● Exercise task
Print, please, exactly and only the lines between the line holding "Rebuild this chart" and the line holding "2046, 2048, 2050];", inclusive, omitting any pictures.

[begin Raw records]

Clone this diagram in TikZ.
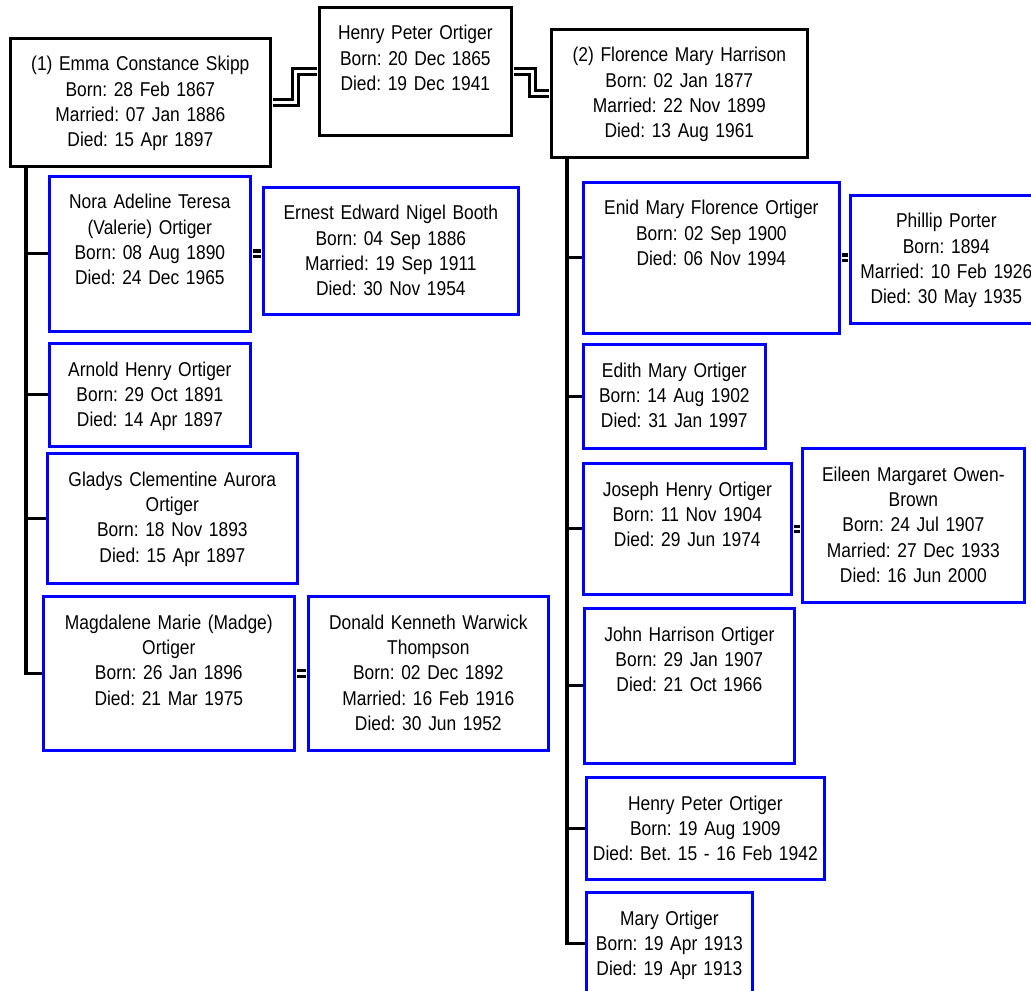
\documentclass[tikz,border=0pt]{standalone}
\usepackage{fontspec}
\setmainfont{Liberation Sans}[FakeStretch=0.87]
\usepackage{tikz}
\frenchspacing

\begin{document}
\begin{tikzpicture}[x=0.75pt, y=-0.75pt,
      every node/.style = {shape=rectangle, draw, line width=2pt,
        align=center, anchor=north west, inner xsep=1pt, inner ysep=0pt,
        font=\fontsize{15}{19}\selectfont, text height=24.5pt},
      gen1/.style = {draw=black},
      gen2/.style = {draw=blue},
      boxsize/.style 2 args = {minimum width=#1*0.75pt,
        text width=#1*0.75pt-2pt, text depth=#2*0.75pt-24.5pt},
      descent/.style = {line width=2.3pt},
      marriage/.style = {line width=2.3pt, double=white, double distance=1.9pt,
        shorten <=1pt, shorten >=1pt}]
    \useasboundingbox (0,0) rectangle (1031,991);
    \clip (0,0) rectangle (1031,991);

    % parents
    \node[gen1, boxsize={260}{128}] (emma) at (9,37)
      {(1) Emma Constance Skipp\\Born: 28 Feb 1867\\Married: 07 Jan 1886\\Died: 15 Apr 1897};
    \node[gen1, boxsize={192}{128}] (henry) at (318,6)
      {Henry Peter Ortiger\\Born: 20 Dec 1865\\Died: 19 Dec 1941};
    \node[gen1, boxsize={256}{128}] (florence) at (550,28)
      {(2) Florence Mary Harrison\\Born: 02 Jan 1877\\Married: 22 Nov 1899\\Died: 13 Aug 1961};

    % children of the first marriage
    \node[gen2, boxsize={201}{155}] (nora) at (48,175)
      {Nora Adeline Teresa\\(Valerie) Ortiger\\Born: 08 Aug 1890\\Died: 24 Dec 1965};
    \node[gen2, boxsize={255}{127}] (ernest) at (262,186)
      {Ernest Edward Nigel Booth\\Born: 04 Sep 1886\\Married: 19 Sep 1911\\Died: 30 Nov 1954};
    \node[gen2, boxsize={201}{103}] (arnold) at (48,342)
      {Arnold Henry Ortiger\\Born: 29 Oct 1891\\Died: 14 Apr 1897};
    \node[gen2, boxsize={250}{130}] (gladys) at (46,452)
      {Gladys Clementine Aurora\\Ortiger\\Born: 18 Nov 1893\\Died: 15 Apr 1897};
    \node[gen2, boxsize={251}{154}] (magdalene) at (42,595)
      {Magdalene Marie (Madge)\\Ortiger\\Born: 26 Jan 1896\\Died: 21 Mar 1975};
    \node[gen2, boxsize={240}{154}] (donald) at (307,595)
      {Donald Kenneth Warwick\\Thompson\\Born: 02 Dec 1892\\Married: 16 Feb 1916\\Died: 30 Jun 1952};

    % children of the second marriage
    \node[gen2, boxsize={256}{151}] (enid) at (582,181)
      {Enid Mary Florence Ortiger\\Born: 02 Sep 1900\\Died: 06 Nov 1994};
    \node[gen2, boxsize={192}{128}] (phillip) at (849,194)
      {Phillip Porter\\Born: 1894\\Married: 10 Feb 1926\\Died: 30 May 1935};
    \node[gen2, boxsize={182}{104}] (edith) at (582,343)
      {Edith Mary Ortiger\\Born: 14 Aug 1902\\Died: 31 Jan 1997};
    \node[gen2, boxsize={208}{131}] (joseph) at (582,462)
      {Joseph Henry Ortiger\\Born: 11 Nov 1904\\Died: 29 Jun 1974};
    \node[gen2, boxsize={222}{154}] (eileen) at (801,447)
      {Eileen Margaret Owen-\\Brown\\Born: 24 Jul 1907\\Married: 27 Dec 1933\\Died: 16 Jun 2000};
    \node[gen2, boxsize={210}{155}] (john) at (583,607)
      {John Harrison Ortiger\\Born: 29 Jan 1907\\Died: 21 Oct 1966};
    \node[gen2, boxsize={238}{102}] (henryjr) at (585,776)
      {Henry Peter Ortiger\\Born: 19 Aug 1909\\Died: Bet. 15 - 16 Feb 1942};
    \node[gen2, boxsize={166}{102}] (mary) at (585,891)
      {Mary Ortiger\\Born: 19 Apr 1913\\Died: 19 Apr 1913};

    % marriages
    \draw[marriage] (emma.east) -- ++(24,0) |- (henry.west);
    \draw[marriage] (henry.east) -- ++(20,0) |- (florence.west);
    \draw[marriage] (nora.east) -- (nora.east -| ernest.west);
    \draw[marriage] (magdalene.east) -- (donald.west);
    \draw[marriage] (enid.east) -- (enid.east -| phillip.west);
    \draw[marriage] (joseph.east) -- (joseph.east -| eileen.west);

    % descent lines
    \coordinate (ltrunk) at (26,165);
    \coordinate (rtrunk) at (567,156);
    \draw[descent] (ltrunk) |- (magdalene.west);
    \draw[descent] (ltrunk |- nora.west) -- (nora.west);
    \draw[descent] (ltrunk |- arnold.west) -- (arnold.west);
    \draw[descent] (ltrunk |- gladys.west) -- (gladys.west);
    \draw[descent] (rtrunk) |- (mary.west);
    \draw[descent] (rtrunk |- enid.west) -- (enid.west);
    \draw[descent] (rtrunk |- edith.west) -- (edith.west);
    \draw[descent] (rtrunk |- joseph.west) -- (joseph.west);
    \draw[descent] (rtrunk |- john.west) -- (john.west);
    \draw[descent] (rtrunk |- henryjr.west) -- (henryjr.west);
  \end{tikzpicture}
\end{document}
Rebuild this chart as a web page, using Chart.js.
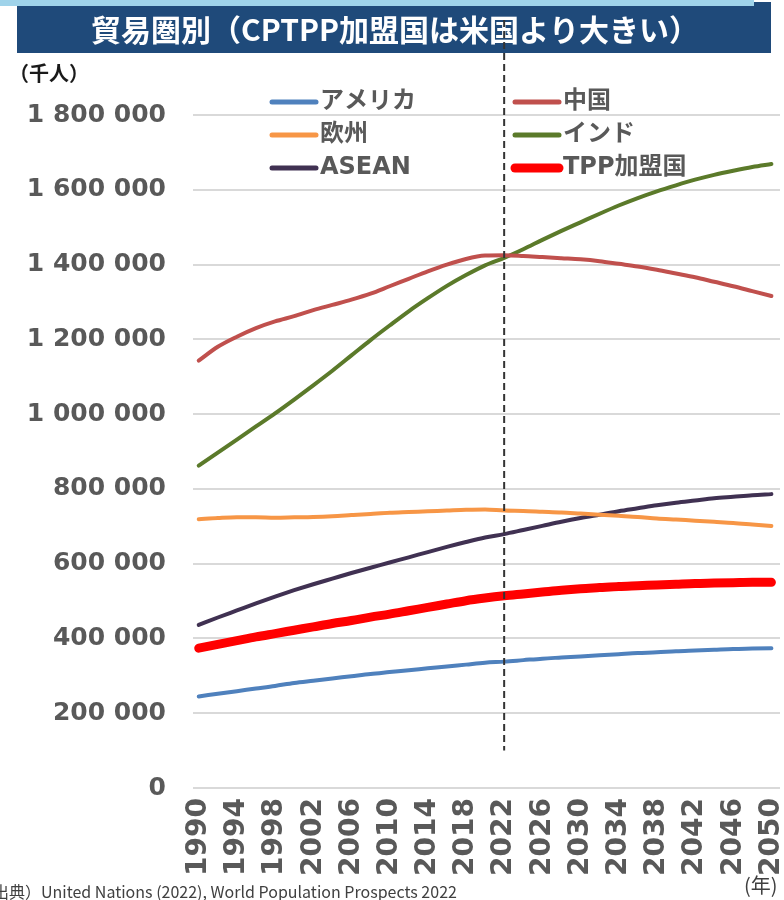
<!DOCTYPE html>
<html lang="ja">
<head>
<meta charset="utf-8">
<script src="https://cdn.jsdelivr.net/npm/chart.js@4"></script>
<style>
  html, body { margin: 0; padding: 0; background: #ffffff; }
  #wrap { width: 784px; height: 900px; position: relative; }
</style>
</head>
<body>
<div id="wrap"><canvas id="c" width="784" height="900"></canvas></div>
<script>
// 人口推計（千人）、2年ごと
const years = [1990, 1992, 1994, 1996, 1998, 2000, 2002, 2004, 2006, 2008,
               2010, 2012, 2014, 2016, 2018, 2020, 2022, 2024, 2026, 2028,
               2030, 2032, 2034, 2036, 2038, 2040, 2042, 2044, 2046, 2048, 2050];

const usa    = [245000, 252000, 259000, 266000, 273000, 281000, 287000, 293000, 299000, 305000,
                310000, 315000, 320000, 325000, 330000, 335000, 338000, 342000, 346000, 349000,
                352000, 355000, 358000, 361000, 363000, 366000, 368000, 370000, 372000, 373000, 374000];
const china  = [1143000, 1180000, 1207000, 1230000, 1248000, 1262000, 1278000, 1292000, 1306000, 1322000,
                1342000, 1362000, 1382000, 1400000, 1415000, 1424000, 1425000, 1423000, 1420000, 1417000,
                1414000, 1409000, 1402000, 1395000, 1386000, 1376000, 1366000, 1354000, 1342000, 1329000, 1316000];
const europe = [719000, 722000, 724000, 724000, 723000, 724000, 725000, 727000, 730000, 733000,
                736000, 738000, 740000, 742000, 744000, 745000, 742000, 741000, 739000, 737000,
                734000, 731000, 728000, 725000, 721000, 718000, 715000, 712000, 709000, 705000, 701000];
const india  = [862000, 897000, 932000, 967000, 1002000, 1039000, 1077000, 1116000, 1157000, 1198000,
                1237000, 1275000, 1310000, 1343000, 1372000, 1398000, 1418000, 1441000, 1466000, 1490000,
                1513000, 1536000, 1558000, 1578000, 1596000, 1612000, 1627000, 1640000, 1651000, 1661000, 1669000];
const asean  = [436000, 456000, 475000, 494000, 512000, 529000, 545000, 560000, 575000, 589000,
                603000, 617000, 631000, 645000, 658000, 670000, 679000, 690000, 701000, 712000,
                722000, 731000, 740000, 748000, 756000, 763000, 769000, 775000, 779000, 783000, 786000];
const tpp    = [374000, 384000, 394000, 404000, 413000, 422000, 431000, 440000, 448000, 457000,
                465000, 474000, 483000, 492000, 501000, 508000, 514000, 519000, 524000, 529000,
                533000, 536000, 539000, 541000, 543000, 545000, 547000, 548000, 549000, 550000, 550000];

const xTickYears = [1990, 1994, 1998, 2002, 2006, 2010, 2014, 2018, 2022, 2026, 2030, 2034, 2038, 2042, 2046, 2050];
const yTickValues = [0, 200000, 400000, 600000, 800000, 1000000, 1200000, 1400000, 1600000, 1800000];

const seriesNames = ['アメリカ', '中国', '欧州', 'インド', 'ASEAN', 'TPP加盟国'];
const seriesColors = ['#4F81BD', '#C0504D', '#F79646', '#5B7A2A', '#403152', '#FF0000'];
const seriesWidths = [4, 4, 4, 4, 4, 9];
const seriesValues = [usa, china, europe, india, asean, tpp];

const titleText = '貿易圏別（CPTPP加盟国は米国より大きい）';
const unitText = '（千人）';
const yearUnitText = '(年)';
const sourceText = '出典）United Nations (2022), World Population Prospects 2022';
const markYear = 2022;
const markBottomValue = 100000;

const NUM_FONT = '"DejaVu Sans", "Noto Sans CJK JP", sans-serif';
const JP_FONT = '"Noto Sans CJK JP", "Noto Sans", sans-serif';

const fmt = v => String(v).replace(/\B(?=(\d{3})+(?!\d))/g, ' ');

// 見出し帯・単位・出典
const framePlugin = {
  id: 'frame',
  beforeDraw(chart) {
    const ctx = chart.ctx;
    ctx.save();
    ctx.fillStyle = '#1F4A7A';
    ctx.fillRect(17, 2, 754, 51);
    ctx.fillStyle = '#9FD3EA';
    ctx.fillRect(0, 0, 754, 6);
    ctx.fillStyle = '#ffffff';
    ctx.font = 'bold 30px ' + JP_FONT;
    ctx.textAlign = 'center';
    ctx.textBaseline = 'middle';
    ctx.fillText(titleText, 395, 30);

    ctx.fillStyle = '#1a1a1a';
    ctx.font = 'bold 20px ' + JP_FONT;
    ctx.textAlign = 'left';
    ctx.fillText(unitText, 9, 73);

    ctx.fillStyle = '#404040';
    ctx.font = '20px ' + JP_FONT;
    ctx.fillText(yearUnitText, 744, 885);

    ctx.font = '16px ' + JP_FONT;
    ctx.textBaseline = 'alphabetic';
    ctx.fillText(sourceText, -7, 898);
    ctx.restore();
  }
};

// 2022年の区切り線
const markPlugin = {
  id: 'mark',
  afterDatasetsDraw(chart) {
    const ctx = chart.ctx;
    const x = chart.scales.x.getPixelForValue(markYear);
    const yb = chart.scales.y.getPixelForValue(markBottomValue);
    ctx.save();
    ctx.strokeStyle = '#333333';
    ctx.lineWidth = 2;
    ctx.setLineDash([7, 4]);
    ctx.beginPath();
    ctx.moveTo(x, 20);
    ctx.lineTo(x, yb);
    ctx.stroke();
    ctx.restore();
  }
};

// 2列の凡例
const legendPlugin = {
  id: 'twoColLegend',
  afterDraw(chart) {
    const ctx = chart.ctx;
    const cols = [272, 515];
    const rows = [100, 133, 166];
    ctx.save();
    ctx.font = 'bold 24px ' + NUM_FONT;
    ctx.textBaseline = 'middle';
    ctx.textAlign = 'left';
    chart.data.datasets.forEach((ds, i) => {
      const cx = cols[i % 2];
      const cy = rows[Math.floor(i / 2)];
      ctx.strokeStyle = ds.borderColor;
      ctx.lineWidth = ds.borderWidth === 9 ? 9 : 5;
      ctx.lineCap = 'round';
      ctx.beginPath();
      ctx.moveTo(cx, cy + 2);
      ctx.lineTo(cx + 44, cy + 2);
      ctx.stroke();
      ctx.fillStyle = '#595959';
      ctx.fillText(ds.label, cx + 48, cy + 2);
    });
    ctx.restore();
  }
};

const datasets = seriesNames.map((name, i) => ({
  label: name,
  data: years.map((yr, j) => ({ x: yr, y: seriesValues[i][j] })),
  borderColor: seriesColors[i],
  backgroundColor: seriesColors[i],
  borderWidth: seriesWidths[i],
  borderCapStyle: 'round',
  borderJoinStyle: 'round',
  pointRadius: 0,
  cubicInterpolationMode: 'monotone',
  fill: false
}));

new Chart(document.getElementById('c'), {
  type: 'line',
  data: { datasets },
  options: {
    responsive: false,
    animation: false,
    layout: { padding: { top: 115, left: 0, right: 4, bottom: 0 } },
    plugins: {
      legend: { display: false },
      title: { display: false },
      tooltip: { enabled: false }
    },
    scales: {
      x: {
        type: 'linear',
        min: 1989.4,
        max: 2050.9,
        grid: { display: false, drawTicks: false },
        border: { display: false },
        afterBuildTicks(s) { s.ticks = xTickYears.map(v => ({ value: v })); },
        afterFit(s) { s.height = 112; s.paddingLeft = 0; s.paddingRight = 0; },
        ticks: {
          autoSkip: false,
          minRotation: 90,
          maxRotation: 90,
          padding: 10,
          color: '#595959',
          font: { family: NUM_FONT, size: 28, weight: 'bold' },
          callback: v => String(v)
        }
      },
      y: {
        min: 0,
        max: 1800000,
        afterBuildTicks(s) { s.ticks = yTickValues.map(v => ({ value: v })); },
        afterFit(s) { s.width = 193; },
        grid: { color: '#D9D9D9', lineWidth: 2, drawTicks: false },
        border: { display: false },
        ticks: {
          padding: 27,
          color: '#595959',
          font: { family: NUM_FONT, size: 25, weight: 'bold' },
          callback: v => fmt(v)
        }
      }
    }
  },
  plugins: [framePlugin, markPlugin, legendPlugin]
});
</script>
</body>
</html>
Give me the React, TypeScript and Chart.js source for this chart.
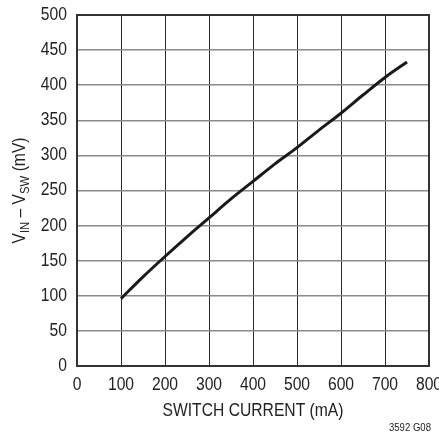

[end Raw records]

● Correct output
Rebuild this chart as a web page, using Chart.js.
<!DOCTYPE html>
<html lang="ja">
<head>
<meta charset="utf-8">
<script src="https://cdn.jsdelivr.net/npm/chart.js@4"></script>
<style>
  html, body { margin: 0; padding: 0; background: #ffffff; }
  #wrap { width: 784px; height: 900px; position: relative; }
</style>
</head>
<body>
<div id="wrap"><canvas id="c" width="784" height="900"></canvas></div>
<script>
// 人口推計（千人）、2年ごと
const years = [1990, 1992, 1994, 1996, 1998, 2000, 2002, 2004, 2006, 2008,
               2010, 2012, 2014, 2016, 2018, 2020, 2022, 2024, 2026, 2028,
               2030, 2032, 2034, 2036, 2038, 2040, 2042, 2044, 2046, 2048, 2050];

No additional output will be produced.